Junaid Khan is all set to lead Pakistan’s pace attack in the absence of Umar Gul in the upcoming ICC Champions Trophy, which runs from June 6-23. The 23 year old is hopeful that his county experience with Lancashire will do him good in the English conditions, “I played for Lancashire and learnt about the conditions in England which are helpful for swing bowling, so that will surely come good when I play in the Champions Trophy”.
Born in Matra, KhyberPakhtunkhawa, Pakistan this left-arm fast bowler was brought in as Sohail Tanvir’s replacement for the ICC Cricket World Cup 2011. Failed to make debut during the global event, Khan later in April that year toured West Indies where he made T20I and ODI debuts for Pakistan. In his first T20I and ODI debuts, Khan had the figures of 0/15 in 2 overs and 0/49 in 10 overs respectively. Four months after he had made his limited overs debut, Khan in September made Test debut for Pakistan against Zimbabwe in Zimbabwe. Junaid took 1 wicket for 65 runs in his first Test.

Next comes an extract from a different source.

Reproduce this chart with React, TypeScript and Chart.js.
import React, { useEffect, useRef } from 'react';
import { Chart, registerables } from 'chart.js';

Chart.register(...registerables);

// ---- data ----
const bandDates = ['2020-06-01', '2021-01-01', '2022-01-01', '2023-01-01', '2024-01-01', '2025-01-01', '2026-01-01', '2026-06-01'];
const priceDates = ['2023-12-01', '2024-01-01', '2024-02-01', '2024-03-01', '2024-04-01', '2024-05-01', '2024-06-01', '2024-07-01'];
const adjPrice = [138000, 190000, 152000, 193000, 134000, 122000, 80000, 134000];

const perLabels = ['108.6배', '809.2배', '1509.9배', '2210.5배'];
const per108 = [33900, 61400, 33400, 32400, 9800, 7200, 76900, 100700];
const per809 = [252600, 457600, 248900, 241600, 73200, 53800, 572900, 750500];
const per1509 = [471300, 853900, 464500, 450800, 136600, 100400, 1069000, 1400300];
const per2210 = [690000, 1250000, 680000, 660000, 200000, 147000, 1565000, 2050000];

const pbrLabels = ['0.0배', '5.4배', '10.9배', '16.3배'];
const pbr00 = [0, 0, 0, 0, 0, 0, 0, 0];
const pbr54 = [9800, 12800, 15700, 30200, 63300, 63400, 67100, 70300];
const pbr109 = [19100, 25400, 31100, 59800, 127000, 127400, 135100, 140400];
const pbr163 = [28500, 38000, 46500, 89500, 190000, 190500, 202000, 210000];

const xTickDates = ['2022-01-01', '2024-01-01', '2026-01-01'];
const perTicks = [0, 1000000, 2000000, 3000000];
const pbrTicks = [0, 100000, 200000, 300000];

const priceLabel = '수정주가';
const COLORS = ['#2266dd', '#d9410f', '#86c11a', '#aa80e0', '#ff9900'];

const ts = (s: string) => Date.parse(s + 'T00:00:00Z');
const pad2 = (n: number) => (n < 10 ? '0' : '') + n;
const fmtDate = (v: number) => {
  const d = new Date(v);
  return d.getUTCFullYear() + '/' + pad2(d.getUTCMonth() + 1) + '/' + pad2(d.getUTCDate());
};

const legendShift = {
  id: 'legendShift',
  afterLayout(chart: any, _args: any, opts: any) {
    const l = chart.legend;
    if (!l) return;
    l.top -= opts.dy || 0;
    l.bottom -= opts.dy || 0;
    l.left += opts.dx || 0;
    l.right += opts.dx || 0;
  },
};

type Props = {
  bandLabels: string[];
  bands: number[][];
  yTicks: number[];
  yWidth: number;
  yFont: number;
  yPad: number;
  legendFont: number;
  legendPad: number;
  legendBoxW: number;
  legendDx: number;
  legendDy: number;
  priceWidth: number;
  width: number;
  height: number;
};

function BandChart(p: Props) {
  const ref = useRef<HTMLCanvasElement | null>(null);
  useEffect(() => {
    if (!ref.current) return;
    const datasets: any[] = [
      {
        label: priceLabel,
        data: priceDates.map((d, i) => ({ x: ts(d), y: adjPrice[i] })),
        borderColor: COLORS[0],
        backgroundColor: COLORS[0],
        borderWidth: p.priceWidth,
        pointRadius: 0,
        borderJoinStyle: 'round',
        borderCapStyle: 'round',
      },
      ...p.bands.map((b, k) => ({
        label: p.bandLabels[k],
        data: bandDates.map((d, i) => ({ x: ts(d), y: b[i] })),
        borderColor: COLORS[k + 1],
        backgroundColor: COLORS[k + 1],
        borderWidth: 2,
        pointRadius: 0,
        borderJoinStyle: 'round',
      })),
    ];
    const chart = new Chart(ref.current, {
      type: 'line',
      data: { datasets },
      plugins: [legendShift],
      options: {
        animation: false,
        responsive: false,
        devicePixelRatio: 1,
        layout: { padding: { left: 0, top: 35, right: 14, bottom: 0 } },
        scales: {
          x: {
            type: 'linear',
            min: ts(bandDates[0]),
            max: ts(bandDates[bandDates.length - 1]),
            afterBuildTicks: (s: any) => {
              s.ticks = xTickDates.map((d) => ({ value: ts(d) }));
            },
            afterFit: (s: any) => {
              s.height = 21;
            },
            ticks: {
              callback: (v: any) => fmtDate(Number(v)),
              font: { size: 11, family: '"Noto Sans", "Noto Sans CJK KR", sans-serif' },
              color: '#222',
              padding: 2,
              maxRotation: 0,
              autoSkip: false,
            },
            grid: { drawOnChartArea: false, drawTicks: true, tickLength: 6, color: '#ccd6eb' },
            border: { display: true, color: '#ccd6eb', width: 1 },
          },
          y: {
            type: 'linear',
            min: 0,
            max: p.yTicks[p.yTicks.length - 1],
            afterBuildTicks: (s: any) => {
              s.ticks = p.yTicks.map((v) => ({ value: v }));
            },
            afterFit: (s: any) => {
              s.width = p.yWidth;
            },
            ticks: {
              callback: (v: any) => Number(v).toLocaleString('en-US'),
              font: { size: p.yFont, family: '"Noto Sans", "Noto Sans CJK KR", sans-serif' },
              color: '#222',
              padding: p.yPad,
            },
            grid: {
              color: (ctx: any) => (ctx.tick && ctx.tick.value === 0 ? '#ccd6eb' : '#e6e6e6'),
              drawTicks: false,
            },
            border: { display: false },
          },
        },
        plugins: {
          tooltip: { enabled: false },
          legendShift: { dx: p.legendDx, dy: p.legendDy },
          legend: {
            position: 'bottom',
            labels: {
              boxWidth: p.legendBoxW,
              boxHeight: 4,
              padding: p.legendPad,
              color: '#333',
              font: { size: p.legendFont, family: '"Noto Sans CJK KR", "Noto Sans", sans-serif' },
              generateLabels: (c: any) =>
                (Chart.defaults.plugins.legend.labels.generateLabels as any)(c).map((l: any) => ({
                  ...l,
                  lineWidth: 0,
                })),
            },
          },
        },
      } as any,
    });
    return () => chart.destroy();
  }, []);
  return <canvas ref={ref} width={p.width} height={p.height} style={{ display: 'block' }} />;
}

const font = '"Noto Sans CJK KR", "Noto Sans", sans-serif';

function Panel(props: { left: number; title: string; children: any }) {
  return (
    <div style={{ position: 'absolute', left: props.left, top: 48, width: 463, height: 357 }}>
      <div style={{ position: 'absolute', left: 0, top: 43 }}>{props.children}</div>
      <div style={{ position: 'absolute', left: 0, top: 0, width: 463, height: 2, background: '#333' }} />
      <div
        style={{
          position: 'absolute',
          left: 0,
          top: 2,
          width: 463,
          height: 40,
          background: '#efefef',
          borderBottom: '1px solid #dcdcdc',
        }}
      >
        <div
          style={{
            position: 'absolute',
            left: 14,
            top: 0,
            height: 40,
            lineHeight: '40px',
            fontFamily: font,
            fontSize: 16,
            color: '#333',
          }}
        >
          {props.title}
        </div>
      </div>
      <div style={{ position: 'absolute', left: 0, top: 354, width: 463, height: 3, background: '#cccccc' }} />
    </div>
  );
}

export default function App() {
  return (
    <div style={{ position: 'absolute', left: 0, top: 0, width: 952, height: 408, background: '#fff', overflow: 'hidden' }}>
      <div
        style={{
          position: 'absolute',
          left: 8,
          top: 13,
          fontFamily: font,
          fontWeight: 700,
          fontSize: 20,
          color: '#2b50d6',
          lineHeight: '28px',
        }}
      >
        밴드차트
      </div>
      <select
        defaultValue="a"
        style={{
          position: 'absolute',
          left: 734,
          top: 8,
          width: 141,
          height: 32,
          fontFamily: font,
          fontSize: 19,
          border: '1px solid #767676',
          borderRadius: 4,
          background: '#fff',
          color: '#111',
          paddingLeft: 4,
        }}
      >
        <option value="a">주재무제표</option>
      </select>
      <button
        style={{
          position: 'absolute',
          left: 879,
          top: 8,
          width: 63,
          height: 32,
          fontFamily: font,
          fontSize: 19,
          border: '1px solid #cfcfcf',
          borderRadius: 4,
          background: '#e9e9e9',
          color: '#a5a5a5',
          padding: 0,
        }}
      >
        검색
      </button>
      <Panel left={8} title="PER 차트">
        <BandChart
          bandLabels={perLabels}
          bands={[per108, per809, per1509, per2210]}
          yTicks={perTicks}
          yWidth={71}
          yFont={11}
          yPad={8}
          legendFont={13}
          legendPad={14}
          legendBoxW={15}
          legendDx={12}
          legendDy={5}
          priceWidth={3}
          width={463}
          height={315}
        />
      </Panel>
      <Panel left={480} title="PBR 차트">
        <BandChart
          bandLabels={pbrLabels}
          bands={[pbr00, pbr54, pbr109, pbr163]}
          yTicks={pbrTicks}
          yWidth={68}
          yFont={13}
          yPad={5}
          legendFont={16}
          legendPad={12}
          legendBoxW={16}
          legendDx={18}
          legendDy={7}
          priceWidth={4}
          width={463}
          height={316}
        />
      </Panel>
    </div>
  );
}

“Juni” didn’t take long to impress. He in his second Test in October 2011 against Sri Lanka picked up 6/121 at the economy of 2.60 on the flat surface on Abu Dhabi. Khan played 3 Tests and an ODI on this tour. He took 12 wickets in three Tests and one wicket in only ODI.
Till this time Junaid Khan was only capable of taking the ball away from the right handed batsmen. In the summers of 2011, on the recommendation of Waseem Akram, Lancashire signed Junaid Khan. Khan seemed as a totally different bowler bowling at 140+ kmph. On his impressive stint with Lancashire, Khan took 12 wickets in eight matches.

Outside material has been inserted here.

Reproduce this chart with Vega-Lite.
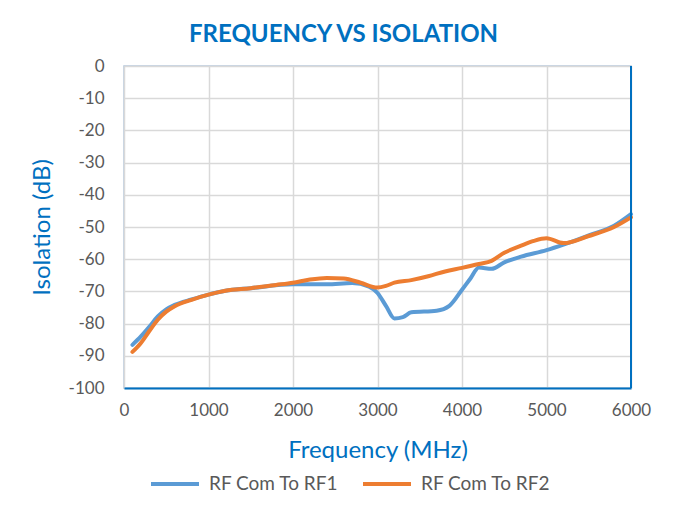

Khan mastered the art of in-swing bowling in the summers of 2012 when Pakistan toured Sri Lanka. His two five wicket hauls in helped him to get 14 wickets in three Tests. After taking 5 for 73 on a flat SSC pitch in a Test against Sri Lanka, Junaid spoke of how he was inspired by Wasim’s spell in the 1992 World Cup final, where his two wickets in successive deliveries turned the game Pakistan’s way. Junaid said he had watched the Youtube video of it and Wasim himself had passed on tips on reverse swing. Junaid found appreciable reverse swing in that Test to put Sri Lanka under pressure. He ripped through the Sri Lankan top order and Sri Lankan batsmen in the likes of Mahela Jayawardene, Kumar Sangakarra, and Dilshan had no answer to his in-dippers.
But still cricket followers were not aware of Junaid Khan’s potential. The true representation of his skills and ability were his eight wickets for Pakistan on Indian tour. Khan’s scorching in-swingers to Virender Sehwag, Virat Kohli and his angled deliveries to Yuvraj Singh and Rohit Sharma in first ODI made Indian batting lineup look helpless. He consistently troubled Indian top order and dismissed Kohli in all three ODIs. On his return to Pakistan, Khan gave credit of his bowling to Wasim Akram and said, “I have been a bowler who has relied on bowling outswingers consistently at a good pace. It was Wasim bhai (Akram) who told me to develop the incoming delivery which would be my weapon against the Indian right-handers”.
Khan, right now is attending a 10-day training camp under Wasim Akram. “Learning is a never-ending process and in this camp Wasim [Akram] told me how to improve my in-swingers and yorkers which are considered as the two best weapons for a left-arm bowler.” He is the second highest wicket taker for Pakistan after Saeed Ajmal in last twelve months. Khan has picked up 37 wickets in 15 matches across all three formats. Wasim Akram talking to media during the training camp has shown trust in Junaid Khan and believes like Junaid Khan believes that his county stint will benefit him in the upcoming 50-over global event, “He has the capacity to spearhead Pakistan’s attack and after noticing his talent I recommended his name to Lancashire, as a young boy he did well for Lancashire and his ability to learn will help him in the Champions Trophy.”
Khan is aware of the expectations the Pakistani fans have from him. “I know there are expectations and I am determined to continue my good work. Every player comes into the national team after performing at the local level and once they are in the team there are always expectations.” He has hinted that the absence of Umar Gul will be felt in the Champions Trophy but, is eager to fill in his boots. “I am wary about the role (in absence of Gul) and will definitely do my best to cover for his absence, but he will be missed.” Junaid Khan is yet to play an ODI in England.